Shakespeare's Sherlock

November 9, 2014 (Sunday) / 2:30 pm3:30 pm

Newberry Library, 60 West Walton Street, Chicago, IL

Shakespeare's Sherlock

Zachary Lesser

Professor of English
University of Pennsylvania

To be or not to be—that is the question in more ways than we imagine. Several versions of Hamlet exist, but which is definitive? Penn professor Zachary Lesser, the latest scholar to join this literary sleuthing, untangles textual clues to give us a whole new understanding of this archetypal tragedy.

The Penn Humanities Forum is thrilled to rejoin the Chicago Humanities Festival in 2014 as CHF celebrates Journeys, its 25th anniversary festival!
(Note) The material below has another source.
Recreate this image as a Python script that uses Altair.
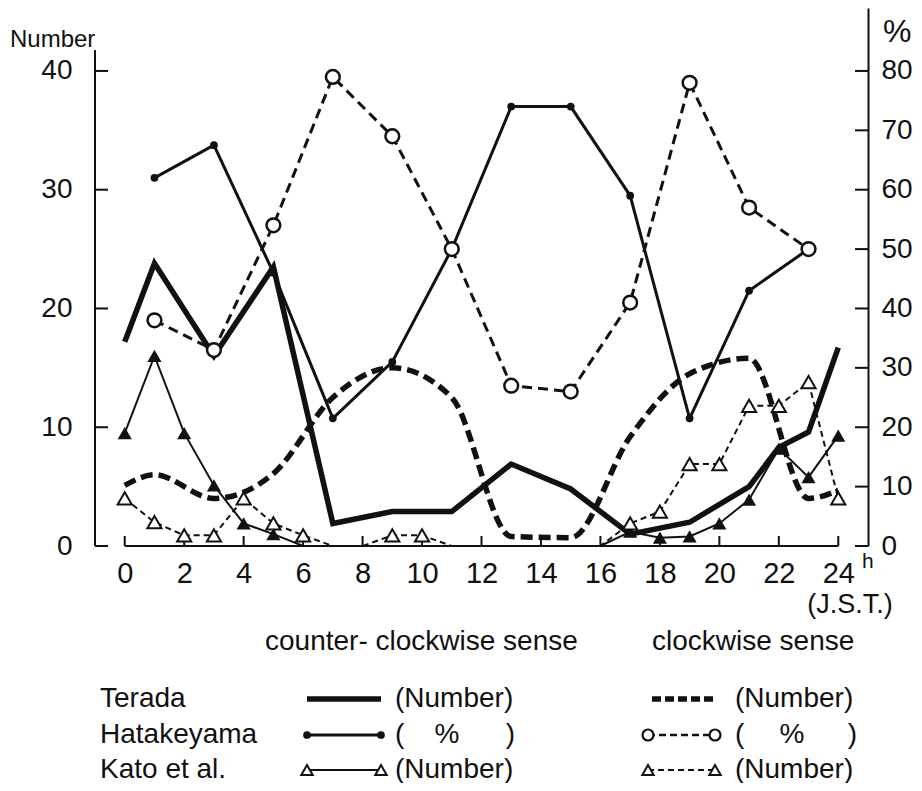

Penn professor Zachary Lesser teaches Shakespeare and Reinaissance literature, as well as the history of the book and print culture. He received his PhD in English literature from Columbia University and his BA in Renaissance Studies and Religious Studies from Brown University. Before coming to Penn, he taught at the University of Illinois, Urbana-Champaign. His teaching and research interests focus on Shakespeare and early modern drama, the history of the book, literary form and genre, and early modern political and religious debate.

He is the author of Hamlet after Q1: An Uncanny History of the Shakespearean Text (Penn Press, 2015); and Renaissance Drama and the Politics of Publication: Readings in the English Book Trade (Cambridge University Press, 2004), which won the Elizabeth Dietz Award, presented annually by Studies in English Literature to the best book of the year in early modern studies. With Alan B. Farmer, he is co-creator of DEEP: Database of Early English Playbooks, an online resource for studying the printing, publishing, and marketing of Renaissance drama. With Farmer, he is currently working on a revisionist study of print popularity, entitled Print, Plays, and Popularity in Shakespeare's England.